▶ [DATA LINES]
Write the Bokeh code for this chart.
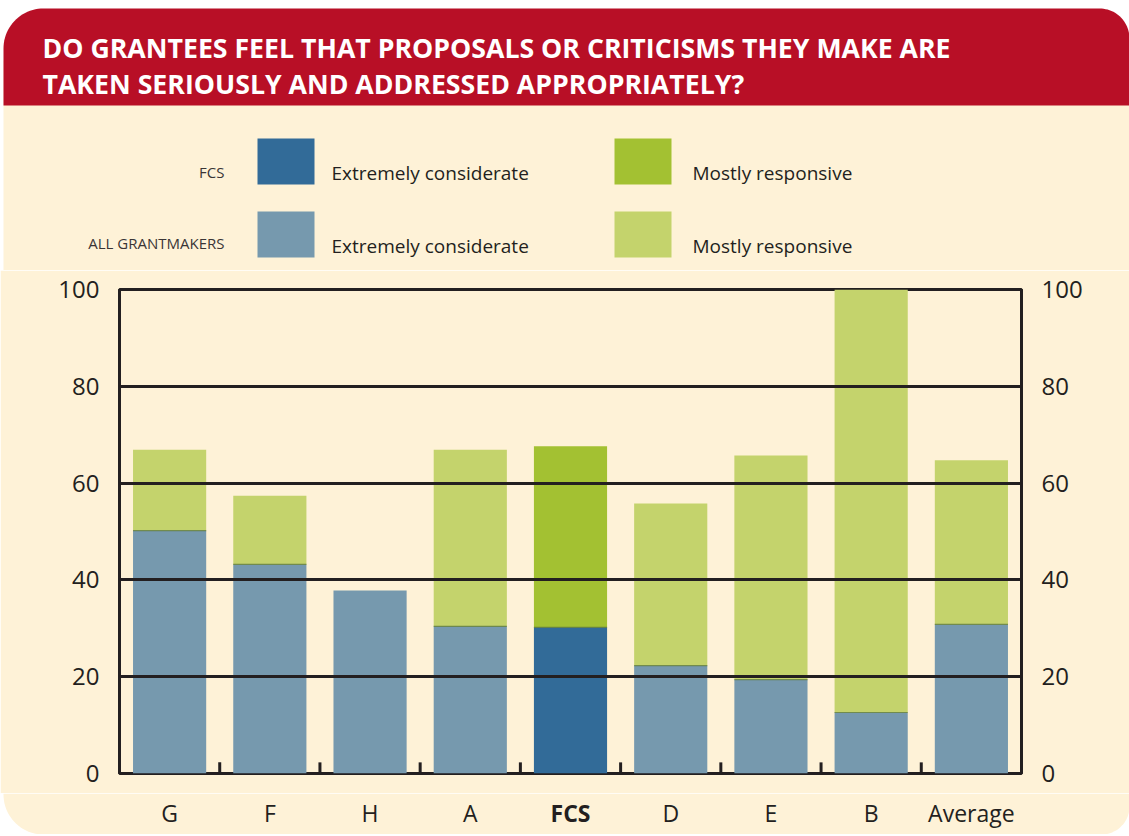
from bokeh.plotting import figure
from bokeh.models import ColumnDataSource, FactorRange, Range1d, LinearAxis, FixedTicker
from bokeh.embed import file_html
from bokeh.resources import INLINE
from bokeh.core.properties import value
import numpy as np

# ---------------- data ----------------
categories = ["G", "F", "H", "A", "FCS", "D", "E", "B", "Average"]
extremely_considerate = [50.2, 43.2, 37.8, 30.4, 30.2, 22.3, 19.4, 12.6, 30.8]
mostly_responsive = [16.7, 14.2, 0.0, 36.5, 37.4, 33.5, 46.3, 87.4, 33.9]
y_ticks = [0, 20, 40, 60, 80, 100]

title_lines = ["DO GRANTEES FEEL THAT PROPOSALS OR CRITICISMS THEY MAKE ARE",
               "TAKEN SERIOUSLY AND ADDRESSED APPROPRIATELY?"]
legend_rows = ["FCS", "ALL GRANTMAKERS"]
legend_series = ["Extremely considerate", "Mostly responsive"]

# ---------------- styles ----------------
RED = "#B80F26"
CREAM = "#FEF2D7"
DARK = "#231F20"
FCS_BLUE = "#326B98"
ALL_BLUE = "#7699AE"
FCS_GREEN = "#A3C132"
ALL_GREEN = "#C4D36C"
FONT = "Open Sans"

W = 1129
H1, H3 = 270, 41
MT, MB = 19, 20
FH = 484
H2 = MT + FH + MB
ML, MR = 119, 108
NC = len(categories)
U = (W - ML - MR) / NC          # px per category

# ---------------- header (title + legend) ----------------
hdr = figure(width=W, height=H1, x_range=Range1d(0, W), y_range=Range1d(H1, 0),
             x_axis_type=None, y_axis_type=None, toolbar_location=None,
             output_backend="svg", min_border=0, outline_line_color=None,
             background_fill_color="white", border_fill_color="white")
hdr.quad(left=3, right=W, top=60, bottom=H1, fill_color=CREAM, line_color=None)

x0b, y0b, y1b, r1, r2 = 3, 8, 105, 40, 30
t1 = np.linspace(np.pi, 1.5 * np.pi, 24)
t2 = np.linspace(1.5 * np.pi, 2 * np.pi, 24)
xs = [x0b, x0b] + list(x0b + r1 + r1 * np.cos(t1)) + list(W - r2 + r2 * np.cos(t2)) + [W]
ys = [y1b, y0b + r1] + list(y0b + r1 + r1 * np.sin(t1)) + list(y0b + r2 + r2 * np.sin(t2)) + [y1b]
hdr.patch(xs, ys, fill_color=RED, line_color=None)

hdr.text(x=[42, 42], y=[47, 83], text=title_lines, text_font=value(FONT),
         text_font_style="bold", text_font_size="26.7px", text_color="white",
         text_baseline="alphabetic", text_align="left")

box_colors = [[FCS_BLUE, FCS_GREEN], [ALL_BLUE, ALL_GREEN]]
row_top = [138, 211]
row_lab_base = [171, 242]
row_txt_base = [172, 245]
col_left = [257, 614]
text_left = [331, 692]
for i, row in enumerate(legend_rows):
    hdr.text(x=[224], y=[row_lab_base[i]], text=[row], text_font=value(FONT),
             text_font_size="15px", text_color="#3a3536", text_align="right",
             text_baseline="alphabetic")
    for j, s in enumerate(legend_series):
        hdr.quad(left=col_left[j], right=col_left[j] + 57, top=row_top[i],
                 bottom=row_top[i] + 46, fill_color=box_colors[i][j], line_color=None)
        hdr.text(x=[text_left[j]], y=[row_txt_base[i]], text=[s], text_font=value(FONT),
                 text_font_size="19px", text_color=DARK, text_align="left",
                 text_baseline="alphabetic")

# ---------------- chart ----------------
totals = [a + b for a, b in zip(extremely_considerate, mostly_responsive)]
src = ColumnDataSource(dict(
    cat=categories,
    considerate=extremely_considerate,
    total=totals,
    c1=[FCS_BLUE if c == "FCS" else ALL_BLUE for c in categories],
    c2=[FCS_GREEN if c == "FCS" else ALL_GREEN for c in categories],
    style=["bold" if c == "FCS" else "normal" for c in categories],
    ylab=[19] * NC,
))

p = figure(width=W, height=H2, x_range=FactorRange(*categories), y_range=Range1d(0, 100),
           x_axis_location=None, toolbar_location=None, output_backend="svg",
           min_border_left=ML, min_border_right=MR, min_border_top=MT, min_border_bottom=MB,
           background_fill_color=CREAM, border_fill_color=CREAM,
           outline_line_color=DARK, outline_line_width=3)

BW = 0.73
p.vbar(x="cat", bottom=0, top="considerate", width=BW, fill_color="c1",
       line_color=None, source=src)
p.vbar(x="cat", bottom="considerate", top="total", width=BW, fill_color="c2",
       line_color=None, source=src)
idx = [i for i, r in enumerate(mostly_responsive) if r > 0]
p.segment(x0=[i + 0.5 - BW / 2 for i in idx], x1=[i + 0.5 + BW / 2 for i in idx],
          y0=[extremely_considerate[i] for i in idx], y1=[extremely_considerate[i] for i in idx],
          line_width=1.2, line_color="#5E7A3C", line_alpha=0.8)

ticker = FixedTicker(ticks=y_ticks)
p.xgrid.visible = False
p.ygrid.ticker = ticker
p.ygrid.grid_line_color = DARK
p.ygrid.grid_line_width = 3
p.ygrid.level = "overlay"

bounds = [float(b) for b in range(1, NC)]
p.segment(x0=bounds, y0=[0.0] * len(bounds), x1=bounds, y1=[2.3] * len(bounds),
          line_width=3, line_color=DARK)

p.yaxis[0].ticker = ticker
rax = LinearAxis(ticker=ticker)
p.add_layout(rax, "right")
for ax in [p.yaxis[0], rax]:
    ax.major_tick_line_color = None
    ax.minor_tick_line_color = None
    ax.axis_line_width = 3
    ax.axis_line_color = DARK
    ax.major_label_text_font = FONT
    ax.major_label_text_font_size = "24px"
    ax.major_label_text_color = DARK
    ax.major_label_standoff = 14

# ---------------- category labels (with rounded panel corners) ----------------
pad = (ML + MR) / 2 / U
shift = ML - pad * U            # px correction for the asymmetric margins
lab = figure(width=W, height=H3,
             x_range=FactorRange(*categories, range_padding=pad, range_padding_units="absolute"),
             y_range=Range1d(H3, 0), x_axis_type=None, y_axis_type=None,
             toolbar_location=None, output_backend="svg", min_border=0,
             outline_line_color=None, background_fill_color="white",
             border_fill_color="white")


def sx(px):  # canvas px -> synthetic categorical coordinate of this figure
    return px / U - pad


rl, rr = 40, 28
a1 = np.linspace(np.pi, 0.5 * np.pi, 24)
a2 = np.linspace(0.5 * np.pi, 0.0, 24)
cx = [3, 3] + list(3 + rl + rl * np.cos(a1)) + list(W - rr + rr * np.cos(a2)) + [W]
cy = [0, H3 - rl] + list(H3 - rl + rl * np.sin(a1)) + list(H3 - rr + rr * np.sin(a2)) + [0]
lab.patch([sx(v) for v in cx], cy, fill_color=CREAM, line_color=None)

lab.text(x="cat", y="ylab", text="cat", source=src, text_font=value(FONT),
         text_font_style="style", text_font_size="23px", text_color=DARK,
         text_align="center", text_baseline="alphabetic", x_offset=shift)

open("out.html", "w").write(file_html([hdr, p, lab], INLINE))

▶ [TASK GOAL]
Leave out the pictures, then repeat the listing above exactly from its first line to the line with "U = (W - ML - MR)", inclusive.

▶ [EXPECTED ANSWER]
Write the Bokeh code for this chart.
from bokeh.plotting import figure
from bokeh.models import ColumnDataSource, FactorRange, Range1d, LinearAxis, FixedTicker
from bokeh.embed import file_html
from bokeh.resources import INLINE
from bokeh.core.properties import value
import numpy as np

# ---------------- data ----------------
categories = ["G", "F", "H", "A", "FCS", "D", "E", "B", "Average"]
extremely_considerate = [50.2, 43.2, 37.8, 30.4, 30.2, 22.3, 19.4, 12.6, 30.8]
mostly_responsive = [16.7, 14.2, 0.0, 36.5, 37.4, 33.5, 46.3, 87.4, 33.9]
y_ticks = [0, 20, 40, 60, 80, 100]

title_lines = ["DO GRANTEES FEEL THAT PROPOSALS OR CRITICISMS THEY MAKE ARE",
               "TAKEN SERIOUSLY AND ADDRESSED APPROPRIATELY?"]
legend_rows = ["FCS", "ALL GRANTMAKERS"]
legend_series = ["Extremely considerate", "Mostly responsive"]

# ---------------- styles ----------------
RED = "#B80F26"
CREAM = "#FEF2D7"
DARK = "#231F20"
FCS_BLUE = "#326B98"
ALL_BLUE = "#7699AE"
FCS_GREEN = "#A3C132"
ALL_GREEN = "#C4D36C"
FONT = "Open Sans"

W = 1129
H1, H3 = 270, 41
MT, MB = 19, 20
FH = 484
H2 = MT + FH + MB
ML, MR = 119, 108
NC = len(categories)
U = (W - ML - MR) / NC          # px per category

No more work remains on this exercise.